Source records:

··········

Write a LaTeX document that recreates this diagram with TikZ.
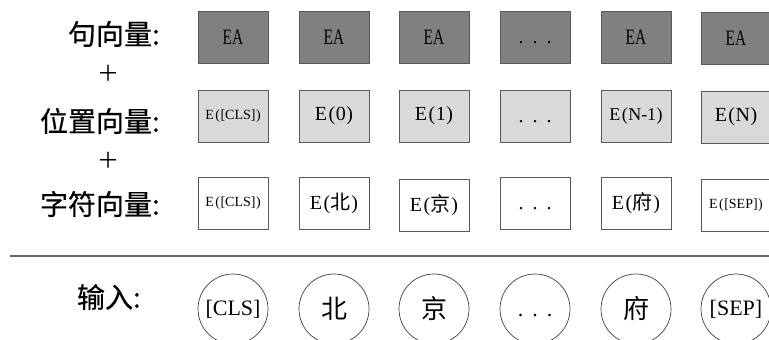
\documentclass[tikz,border=0pt]{standalone}
\usepackage{fontspec}
\setmainfont{Liberation Serif}
\newfontfamily\cjk{Noto Sans CJK SC}
\newfontfamily\cjkb[FakeBold=0.5]{Noto Sans CJK SC}
\newfontfamily\narrow[FakeStretch=0.7]{Liberation Serif}
\newcommand{\zh}[1]{{\cjk #1}}
\newcommand{\LP}{\kern1.5pt(\kern0.5pt}
\newcommand{\RP}{\kern0.5pt)}
\newcommand{\dotsx}{\vphantom{E}.\kern9pt.\kern9pt.}
\begin{document}
\begin{tikzpicture}[x=1pt,y=-1pt,
  box/.style={draw=black!65, line width=0.9pt, minimum width=70pt, minimum height=52pt, inner sep=0pt, font=\fontsize{20}{20}\selectfont},
  dark/.style={box, fill=black!50},
  light/.style={box, fill=black!15},
  plain/.style={box, fill=white},
  ea/.style={font=\narrow\fontsize{22}{22}\selectfont},
  tok/.style={circle, draw=black!75, line width=0.7pt, minimum size=70pt, inner sep=0pt, font=\fontsize{22}{22}\selectfont},
  tokzh/.style={tok, font=\cjk\fontsize{26}{26}\selectfont},
  lab/.style={anchor=east, inner sep=0pt, font=\cjkb\fontsize{28}{28}\selectfont},
  plus/.style={inner sep=0pt, font=\cjk\fontsize{22}{22}\selectfont},
  small/.style={font=\fontsize{14}{14}\selectfont},
  mid/.style={font=\fontsize{18}{18}\selectfont},
  sep/.style={draw=black!60, line width=1.2pt}]
\useasboundingbox (0,0) rectangle (769,340);
% labels
\node[lab] (l1) at (160,34) {句向量:};
\node[plus] (p1) at (108,73) {＋};
\node[lab] (l2) at (160,121) {位置向量:};
\node[plus] (p2) at (108,160) {＋};
\node[lab] (l3) at (160,204) {字符向量:};
\node[lab] (l4) at (141,297) {输入:};
% row 1: sentence vectors
\node[dark, ea] (a1) at (233,37) {EA};
\node[dark, ea] (a2) at (334,37) {EA};
\node[dark, ea] (a3) at (434,37) {EA};
\node[dark] (a4) at (535,37) {\dotsx};
\node[dark, ea] (a5) at (636,37) {EA};
\node[dark, ea] (a6) at (736,38) {EA};
% row 2: position vectors
\node[light, small] (b1) at (233,116) {E\LP[CLS]\RP};
\node[light] (b2) at (334,116) {E\LP 0\RP};
\node[light] (b3) at (434,116) {E\LP 1\RP};
\node[light] (b4) at (535,116) {\dotsx};
\node[light, mid] (b5) at (636,116) {E\LP N{-}1\RP};
\node[light] (b6) at (736,117) {E\LP N\RP};
% row 3: token vectors
\node[plain, small] (c1) at (233,203) {E\LP[CLS]\RP};
\node[plain] (c2) at (334,203) {E\LP\zh{北}\RP};
\node[plain] (c3) at (434,205) {E\LP\zh{京}\RP};
\node[plain] (c4) at (535,203) {\dotsx};
\node[plain] (c5) at (636,203) {E\LP\zh{府}\RP};
\node[plain, small] (c6) at (736,205) {E\LP[SEP]\RP};
% separator
\coordinate (s1) at (10,256);
\coordinate (s2) at (769,256);
\draw[sep] (s1) -- (s2);
% inputs
\node[tok] (t1) at (233,309) {[CLS]};
\node[tokzh] (t2) at (334,309) {北};
\node[tokzh] (t3) at (434,309) {京};
\node[tok] (t4) at (535,309) {\dotsx};
\node[tokzh] (t5) at (636,309) {府};
\node[tok] (t6) at (736,309) {[SEP]};
\end{tikzpicture}
\end{document}
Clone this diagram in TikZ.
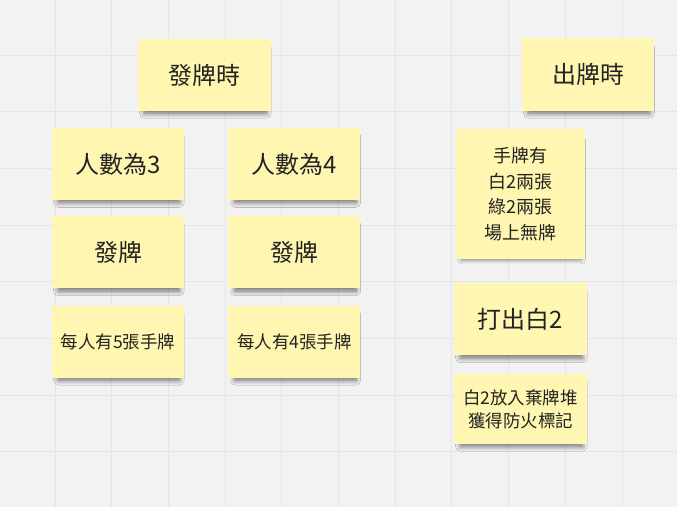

··········

> Written problem: Leave the pictures out, and transcribe each of the records exactly.

> Response to the task:
Write a LaTeX document that recreates this diagram with TikZ.
\documentclass[tikz,border=0pt]{standalone}
\usepackage{fontspec}
\setmainfont{Liberation Serif}
\newfontfamily\cjk{Noto Sans CJK SC}
\newfontfamily\cjkb[FakeBold=0.5]{Noto Sans CJK SC}
\newfontfamily\narrow[FakeStretch=0.7]{Liberation Serif}
\newcommand{\zh}[1]{{\cjk #1}}
\newcommand{\LP}{\kern1.5pt(\kern0.5pt}
\newcommand{\RP}{\kern0.5pt)}
\newcommand{\dotsx}{\vphantom{E}.\kern9pt.\kern9pt.}
\begin{document}
\begin{tikzpicture}[x=1pt,y=-1pt,
  box/.style={draw=black!65, line width=0.9pt, minimum width=70pt, minimum height=52pt, inner sep=0pt, font=\fontsize{20}{20}\selectfont},
  dark/.style={box, fill=black!50},
  light/.style={box, fill=black!15},
  plain/.style={box, fill=white},
  ea/.style={font=\narrow\fontsize{22}{22}\selectfont},
  tok/.style={circle, draw=black!75, line width=0.7pt, minimum size=70pt, inner sep=0pt, font=\fontsize{22}{22}\selectfont},
  tokzh/.style={tok, font=\cjk\fontsize{26}{26}\selectfont},
  lab/.style={anchor=east, inner sep=0pt, font=\cjkb\fontsize{28}{28}\selectfont},
  plus/.style={inner sep=0pt, font=\cjk\fontsize{22}{22}\selectfont},
  small/.style={font=\fontsize{14}{14}\selectfont},
  mid/.style={font=\fontsize{18}{18}\selectfont},
  sep/.style={draw=black!60, line width=1.2pt}]
\useasboundingbox (0,0) rectangle (769,340);
% labels
\node[lab] (l1) at (160,34) {句向量:};
\node[plus] (p1) at (108,73) {＋};
\node[lab] (l2) at (160,121) {位置向量:};
\node[plus] (p2) at (108,160) {＋};
\node[lab] (l3) at (160,204) {字符向量:};
\node[lab] (l4) at (141,297) {输入:};
% row 1: sentence vectors
\node[dark, ea] (a1) at (233,37) {EA};
\node[dark, ea] (a2) at (334,37) {EA};
\node[dark, ea] (a3) at (434,37) {EA};
\node[dark] (a4) at (535,37) {\dotsx};
\node[dark, ea] (a5) at (636,37) {EA};
\node[dark, ea] (a6) at (736,38) {EA};
% row 2: position vectors
\node[light, small] (b1) at (233,116) {E\LP[CLS]\RP};
\node[light] (b2) at (334,116) {E\LP 0\RP};
\node[light] (b3) at (434,116) {E\LP 1\RP};
\node[light] (b4) at (535,116) {\dotsx};
\node[light, mid] (b5) at (636,116) {E\LP N{-}1\RP};
\node[light] (b6) at (736,117) {E\LP N\RP};
% row 3: token vectors
\node[plain, small] (c1) at (233,203) {E\LP[CLS]\RP};
\node[plain] (c2) at (334,203) {E\LP\zh{北}\RP};
\node[plain] (c3) at (434,205) {E\LP\zh{京}\RP};
\node[plain] (c4) at (535,203) {\dotsx};
\node[plain] (c5) at (636,203) {E\LP\zh{府}\RP};
\node[plain, small] (c6) at (736,205) {E\LP[SEP]\RP};
% separator
\coordinate (s1) at (10,256);
\coordinate (s2) at (769,256);
\draw[sep] (s1) -- (s2);
% inputs
\node[tok] (t1) at (233,309) {[CLS]};
\node[tokzh] (t2) at (334,309) {北};
\node[tokzh] (t3) at (434,309) {京};
\node[tok] (t4) at (535,309) {\dotsx};
\node[tokzh] (t5) at (636,309) {府};
\node[tok] (t6) at (736,309) {[SEP]};
\end{tikzpicture}
\end{document}
Clone this diagram in TikZ.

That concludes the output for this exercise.